## Task
Look at each line of the records and count those with "Give" in them. Please answer with the count alone.
_____
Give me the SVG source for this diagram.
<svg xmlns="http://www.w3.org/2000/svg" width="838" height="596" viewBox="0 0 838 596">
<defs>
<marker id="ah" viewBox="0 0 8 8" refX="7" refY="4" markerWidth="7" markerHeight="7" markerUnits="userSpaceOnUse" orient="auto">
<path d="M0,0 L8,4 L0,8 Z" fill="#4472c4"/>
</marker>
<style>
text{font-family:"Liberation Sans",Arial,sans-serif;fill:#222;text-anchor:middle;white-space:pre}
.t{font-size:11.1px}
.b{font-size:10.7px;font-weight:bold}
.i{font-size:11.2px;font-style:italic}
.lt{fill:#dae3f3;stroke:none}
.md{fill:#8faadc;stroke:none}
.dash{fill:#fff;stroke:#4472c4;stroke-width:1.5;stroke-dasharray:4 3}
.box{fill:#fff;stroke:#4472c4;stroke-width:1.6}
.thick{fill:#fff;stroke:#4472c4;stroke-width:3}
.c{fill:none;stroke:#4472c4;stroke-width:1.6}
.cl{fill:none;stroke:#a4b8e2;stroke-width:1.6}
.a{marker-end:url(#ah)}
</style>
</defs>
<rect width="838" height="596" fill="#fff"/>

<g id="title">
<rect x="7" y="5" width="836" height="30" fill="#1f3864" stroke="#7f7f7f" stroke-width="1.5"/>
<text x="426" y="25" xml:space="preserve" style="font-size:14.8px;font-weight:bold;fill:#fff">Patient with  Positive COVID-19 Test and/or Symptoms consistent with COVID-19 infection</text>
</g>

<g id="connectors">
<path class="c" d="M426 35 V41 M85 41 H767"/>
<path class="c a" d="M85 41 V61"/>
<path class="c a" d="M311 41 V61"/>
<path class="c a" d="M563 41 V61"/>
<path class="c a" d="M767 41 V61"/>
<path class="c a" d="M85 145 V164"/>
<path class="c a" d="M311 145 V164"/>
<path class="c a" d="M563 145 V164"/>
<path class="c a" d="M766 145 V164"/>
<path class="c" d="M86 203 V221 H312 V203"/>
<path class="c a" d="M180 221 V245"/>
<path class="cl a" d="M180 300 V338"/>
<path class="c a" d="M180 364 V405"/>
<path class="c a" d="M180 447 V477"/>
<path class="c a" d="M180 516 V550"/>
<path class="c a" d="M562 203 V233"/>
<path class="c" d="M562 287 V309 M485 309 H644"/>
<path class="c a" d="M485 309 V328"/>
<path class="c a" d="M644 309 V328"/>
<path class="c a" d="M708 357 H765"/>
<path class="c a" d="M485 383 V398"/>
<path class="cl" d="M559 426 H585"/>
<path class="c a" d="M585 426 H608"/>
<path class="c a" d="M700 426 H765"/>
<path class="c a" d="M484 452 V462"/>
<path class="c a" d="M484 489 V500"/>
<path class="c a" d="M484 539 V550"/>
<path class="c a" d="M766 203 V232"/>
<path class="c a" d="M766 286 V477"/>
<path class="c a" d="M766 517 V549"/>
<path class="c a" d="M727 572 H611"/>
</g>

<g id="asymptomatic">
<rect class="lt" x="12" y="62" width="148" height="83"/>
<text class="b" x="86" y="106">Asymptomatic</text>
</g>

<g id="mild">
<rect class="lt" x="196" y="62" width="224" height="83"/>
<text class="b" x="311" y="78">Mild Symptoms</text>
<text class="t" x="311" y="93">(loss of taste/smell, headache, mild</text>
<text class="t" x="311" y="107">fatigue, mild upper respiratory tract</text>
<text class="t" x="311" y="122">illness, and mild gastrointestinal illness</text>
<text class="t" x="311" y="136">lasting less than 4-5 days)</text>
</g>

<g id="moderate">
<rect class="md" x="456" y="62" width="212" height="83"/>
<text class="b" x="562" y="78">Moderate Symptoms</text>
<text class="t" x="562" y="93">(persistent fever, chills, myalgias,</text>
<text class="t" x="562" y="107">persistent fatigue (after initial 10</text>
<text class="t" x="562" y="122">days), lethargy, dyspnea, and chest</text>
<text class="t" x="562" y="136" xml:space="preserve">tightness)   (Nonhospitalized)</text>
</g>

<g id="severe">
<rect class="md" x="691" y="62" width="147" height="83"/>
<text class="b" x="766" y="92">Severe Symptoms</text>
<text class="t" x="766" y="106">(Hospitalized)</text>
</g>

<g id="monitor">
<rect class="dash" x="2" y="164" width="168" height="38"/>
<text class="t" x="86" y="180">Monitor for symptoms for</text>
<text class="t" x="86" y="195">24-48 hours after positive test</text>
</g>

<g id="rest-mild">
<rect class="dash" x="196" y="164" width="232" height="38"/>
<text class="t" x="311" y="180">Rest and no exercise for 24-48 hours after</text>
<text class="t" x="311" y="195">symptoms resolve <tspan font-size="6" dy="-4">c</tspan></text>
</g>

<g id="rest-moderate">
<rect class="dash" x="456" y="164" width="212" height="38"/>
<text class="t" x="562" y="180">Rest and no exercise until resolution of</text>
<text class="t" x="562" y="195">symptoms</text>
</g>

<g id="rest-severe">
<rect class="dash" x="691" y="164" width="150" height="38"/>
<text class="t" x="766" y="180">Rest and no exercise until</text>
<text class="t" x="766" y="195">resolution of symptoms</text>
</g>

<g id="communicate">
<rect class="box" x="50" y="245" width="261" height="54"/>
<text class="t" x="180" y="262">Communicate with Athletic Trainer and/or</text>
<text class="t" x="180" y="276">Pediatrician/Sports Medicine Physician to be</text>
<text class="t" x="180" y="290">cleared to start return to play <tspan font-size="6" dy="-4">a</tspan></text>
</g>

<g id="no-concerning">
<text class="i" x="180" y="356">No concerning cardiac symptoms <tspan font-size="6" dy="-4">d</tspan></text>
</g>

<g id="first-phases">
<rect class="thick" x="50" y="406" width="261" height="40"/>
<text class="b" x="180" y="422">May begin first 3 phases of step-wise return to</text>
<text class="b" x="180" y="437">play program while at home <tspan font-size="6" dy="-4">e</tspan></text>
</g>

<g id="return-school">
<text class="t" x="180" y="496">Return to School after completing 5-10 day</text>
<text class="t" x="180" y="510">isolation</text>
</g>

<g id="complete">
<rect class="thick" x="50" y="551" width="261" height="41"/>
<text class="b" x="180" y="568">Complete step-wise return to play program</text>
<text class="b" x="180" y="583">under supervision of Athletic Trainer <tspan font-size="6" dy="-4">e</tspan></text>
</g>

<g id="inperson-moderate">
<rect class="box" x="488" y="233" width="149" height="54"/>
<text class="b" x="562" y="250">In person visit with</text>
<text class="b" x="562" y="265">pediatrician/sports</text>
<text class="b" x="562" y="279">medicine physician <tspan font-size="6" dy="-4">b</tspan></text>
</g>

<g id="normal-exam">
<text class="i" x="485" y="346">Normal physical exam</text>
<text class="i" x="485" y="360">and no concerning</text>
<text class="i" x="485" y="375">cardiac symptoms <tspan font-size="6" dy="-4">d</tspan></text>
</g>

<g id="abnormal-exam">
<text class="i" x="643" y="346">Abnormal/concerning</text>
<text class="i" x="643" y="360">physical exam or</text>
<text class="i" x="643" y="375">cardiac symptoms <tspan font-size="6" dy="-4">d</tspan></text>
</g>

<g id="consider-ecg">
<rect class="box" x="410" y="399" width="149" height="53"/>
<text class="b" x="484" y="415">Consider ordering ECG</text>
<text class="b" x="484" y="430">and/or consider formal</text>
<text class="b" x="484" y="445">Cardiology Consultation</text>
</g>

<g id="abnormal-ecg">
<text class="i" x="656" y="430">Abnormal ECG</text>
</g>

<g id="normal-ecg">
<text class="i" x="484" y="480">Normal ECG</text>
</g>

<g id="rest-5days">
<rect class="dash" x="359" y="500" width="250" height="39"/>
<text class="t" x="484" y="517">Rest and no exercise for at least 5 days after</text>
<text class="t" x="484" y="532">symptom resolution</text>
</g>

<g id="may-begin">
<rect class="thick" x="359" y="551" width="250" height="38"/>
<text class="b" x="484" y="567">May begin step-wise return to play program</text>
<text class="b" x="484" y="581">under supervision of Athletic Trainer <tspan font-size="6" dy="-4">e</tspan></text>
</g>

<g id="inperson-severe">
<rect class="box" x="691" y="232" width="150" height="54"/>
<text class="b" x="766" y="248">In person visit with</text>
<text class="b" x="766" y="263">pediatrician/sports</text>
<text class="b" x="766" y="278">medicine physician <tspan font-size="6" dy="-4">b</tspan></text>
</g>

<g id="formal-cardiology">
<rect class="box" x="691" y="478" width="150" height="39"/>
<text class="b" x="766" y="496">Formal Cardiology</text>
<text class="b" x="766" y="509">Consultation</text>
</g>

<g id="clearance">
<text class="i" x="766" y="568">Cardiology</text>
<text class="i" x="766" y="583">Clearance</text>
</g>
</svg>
_____
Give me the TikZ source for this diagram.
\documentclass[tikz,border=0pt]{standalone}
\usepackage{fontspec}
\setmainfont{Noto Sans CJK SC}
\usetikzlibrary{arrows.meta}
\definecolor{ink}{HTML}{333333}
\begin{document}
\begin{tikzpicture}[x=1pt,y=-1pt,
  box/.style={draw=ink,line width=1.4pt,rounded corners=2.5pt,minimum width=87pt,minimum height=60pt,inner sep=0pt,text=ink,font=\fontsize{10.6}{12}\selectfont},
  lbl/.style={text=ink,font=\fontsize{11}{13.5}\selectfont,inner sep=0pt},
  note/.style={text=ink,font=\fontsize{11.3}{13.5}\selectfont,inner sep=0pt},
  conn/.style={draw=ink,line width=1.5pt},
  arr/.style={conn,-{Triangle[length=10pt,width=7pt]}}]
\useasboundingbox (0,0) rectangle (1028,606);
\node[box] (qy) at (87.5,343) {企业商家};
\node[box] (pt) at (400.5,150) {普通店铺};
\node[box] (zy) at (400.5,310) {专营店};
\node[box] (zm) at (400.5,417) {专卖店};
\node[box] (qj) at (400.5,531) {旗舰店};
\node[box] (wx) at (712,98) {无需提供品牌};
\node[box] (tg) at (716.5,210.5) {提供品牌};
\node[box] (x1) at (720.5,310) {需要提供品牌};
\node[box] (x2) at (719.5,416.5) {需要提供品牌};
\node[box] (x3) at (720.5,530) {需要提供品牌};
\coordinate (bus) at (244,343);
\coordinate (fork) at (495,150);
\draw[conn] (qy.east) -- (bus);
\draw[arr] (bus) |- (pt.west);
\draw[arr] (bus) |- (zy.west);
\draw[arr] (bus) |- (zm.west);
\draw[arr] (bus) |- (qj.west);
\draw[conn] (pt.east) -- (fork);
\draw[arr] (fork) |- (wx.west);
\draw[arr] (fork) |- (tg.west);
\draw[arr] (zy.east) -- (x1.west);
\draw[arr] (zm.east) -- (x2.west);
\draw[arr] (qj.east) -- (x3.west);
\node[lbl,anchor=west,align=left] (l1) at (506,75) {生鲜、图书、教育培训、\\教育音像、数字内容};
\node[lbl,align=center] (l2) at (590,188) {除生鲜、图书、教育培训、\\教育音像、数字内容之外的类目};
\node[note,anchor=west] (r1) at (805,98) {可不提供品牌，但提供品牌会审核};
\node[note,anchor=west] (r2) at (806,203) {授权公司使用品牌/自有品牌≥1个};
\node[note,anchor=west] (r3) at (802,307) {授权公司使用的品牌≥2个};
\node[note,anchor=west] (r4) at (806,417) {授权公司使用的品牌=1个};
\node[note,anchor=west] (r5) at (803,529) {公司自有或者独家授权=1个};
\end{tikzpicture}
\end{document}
_____
## Result
2